More than a couple of things come to mind with this story. First, if the POTUS and his party can't handle being called to the carpet then don't address the congress and the public. Bush had numerous speeches where he was heckled and the dems did not condemn them. Obama should not be using the forum of a Presidential address to Congress to push his partisan health agenda. He knows there are no question and answer periods, therefore he can give ONE SIDED arguments. Rep. Wilson most assuredly felt the same as he was frustrated with hearing what he believed (and I believe) were fraudulent statements.

Second, what about Obama's contentious attitude towards the Republicans throughout his address. He demeans several of the Republican ideas and calls them liars and charlitans for pointing out parts their interpretations of the house's health care proposal.
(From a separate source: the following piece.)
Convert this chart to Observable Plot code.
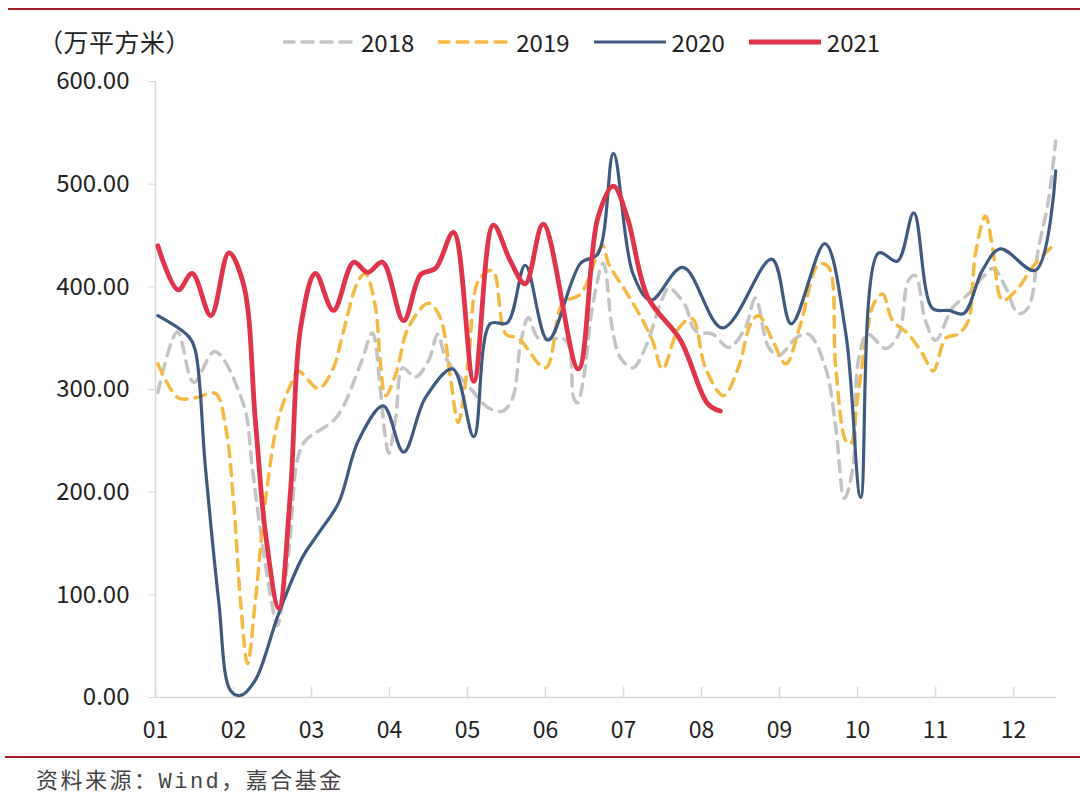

Several times in the debate he threw it in the Republicans face, but again HE, being the POTUS, can't be called to the carpet for it.

I understand the institution of the presidency is sacred, but the man is not.

*"A patriot must always be ready to defend his country against his government." *
*Edward Abbey*


----------



## 7costanza (Aug 29, 2006)

I have to agree, this isnt normal Dems vs Republicans anymore, IMO its gone way past that.


----------



## Pvt. Cowboy (Jan 26, 2005)

7costanza said:


> I have to agree, this isnt normal Dems vs Republicans anymore, IMO its gone way past that.


I completely agree with you. That outburst is a pretty reasonable reaction considering all the BS that has been thrown our way. Seriously, how many flat out lies can one take WITHOUT a massive reaction? I can't say that I would have done anything different than Rep. Wilson. We are all tired of the fakeness, and by "We" I mean the honest, hard-working, tax paying, do-the-right-thing kind of individuals that I believe most of us on Masscops are.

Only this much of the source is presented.